• _The task_: Pick out the lines in the listing below that contain the word "matplotlib" and copy them.

• _Recorded information_:

====

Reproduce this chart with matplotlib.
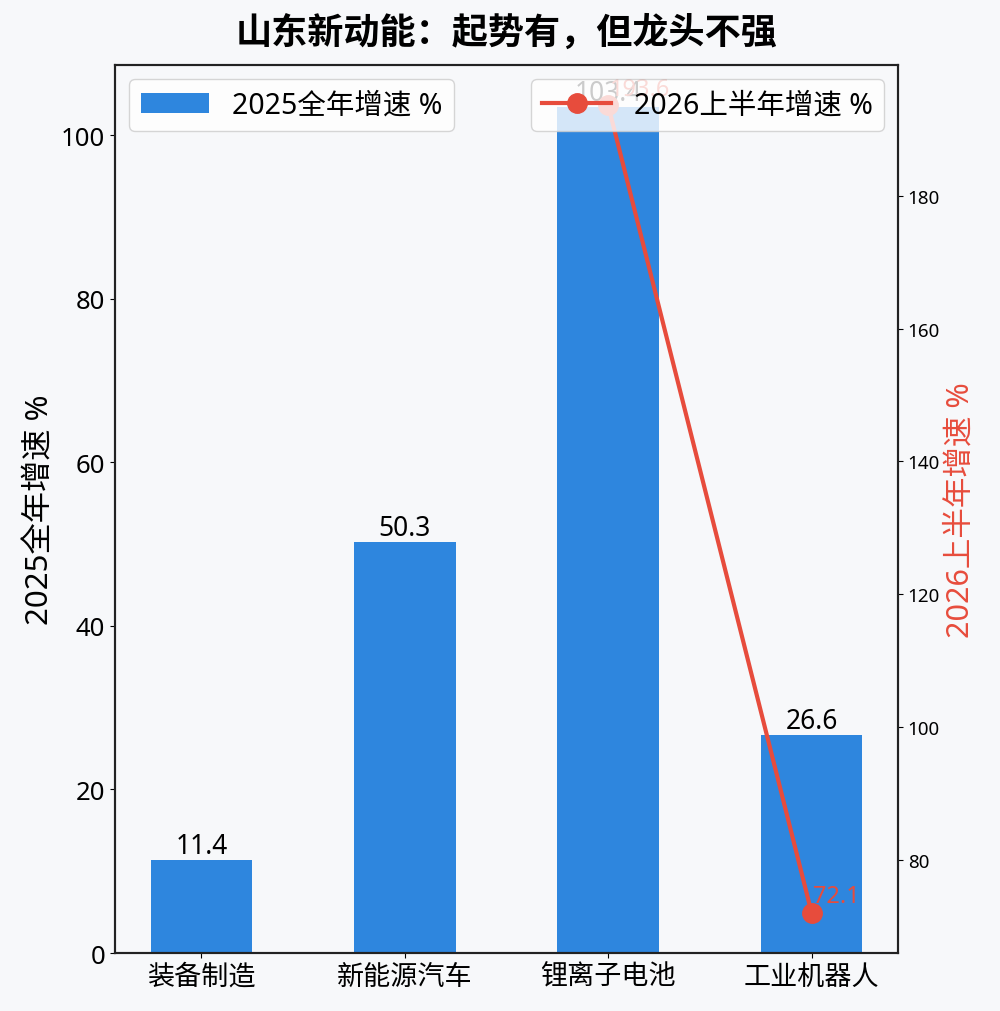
import matplotlib.pyplot as plt
import numpy as np

plt.rcParams['font.family'] = ['Noto Sans', 'Noto Sans CJK SC', 'DejaVu Sans']
plt.rcParams['axes.unicode_minus'] = False

categories = ['装备制造', '新能源汽车', '锂离子电池', '工业机器人']
growth_2025 = [11.4, 50.3, 103.4, 26.6]
growth_2026h1 = [np.nan, np.nan, 193.6, 72.1]

bar_color = '#2E86DE'
line_color = '#E74C3C'
bg = '#F7F8FA'

fig, ax1 = plt.subplots(figsize=(10, 10.12), dpi=100)
fig.patch.set_facecolor(bg)
ax1.set_facecolor(bg)
fig.subplots_adjust(left=0.115, right=0.898, bottom=0.0573, top=0.9348)

x = np.arange(len(categories))
bars = ax1.bar(x, growth_2025, width=0.5, color=bar_color, label='2025全年增速 %')
ax1.bar_label(bars, labels=[f'{v}' for v in growth_2025], fontsize=19, padding=0)
ax1.set_xticks(x)
ax1.set_xticklabels(categories, fontsize=19.5)
ax1.tick_params(axis='y', labelsize=18.5)
ax1.set_ylabel('2025全年增速 %', fontsize=22.5)

ax2 = ax1.twinx()
ax2.plot(x, growth_2026h1, color=line_color, linewidth=3, marker='o',
         markersize=14, label='2026上半年增速 %')
for i, v in enumerate(growth_2026h1):
    if not np.isnan(v):
        ax2.annotate(f'{v}', (x[i], v), xytext=(1, 3), textcoords='offset points',
                     ha='left', va='bottom', color=line_color, fontsize=17)
ax2.set_ylabel('2026上半年增速 %', color=line_color, fontsize=22)
ax2.tick_params(axis='y', labelsize=13.5)

for ax in (ax1, ax2):
    for s in ax.spines.values():
        s.set_color('#222222')
        s.set_linewidth(1.5)

ax1.legend(loc='upper left', fontsize=20.5, handlelength=2.4)
ax2.legend(loc='upper right', fontsize=20.5, handlelength=2.4)

ax1.set_title('山东新动能：起势有，但龙头不强', fontsize=26, fontweight='bold', pad=16)

fig.savefig('out.png', facecolor=bg)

====

• _Response for this exercise_:
Reproduce this chart with matplotlib.
import matplotlib.pyplot as plt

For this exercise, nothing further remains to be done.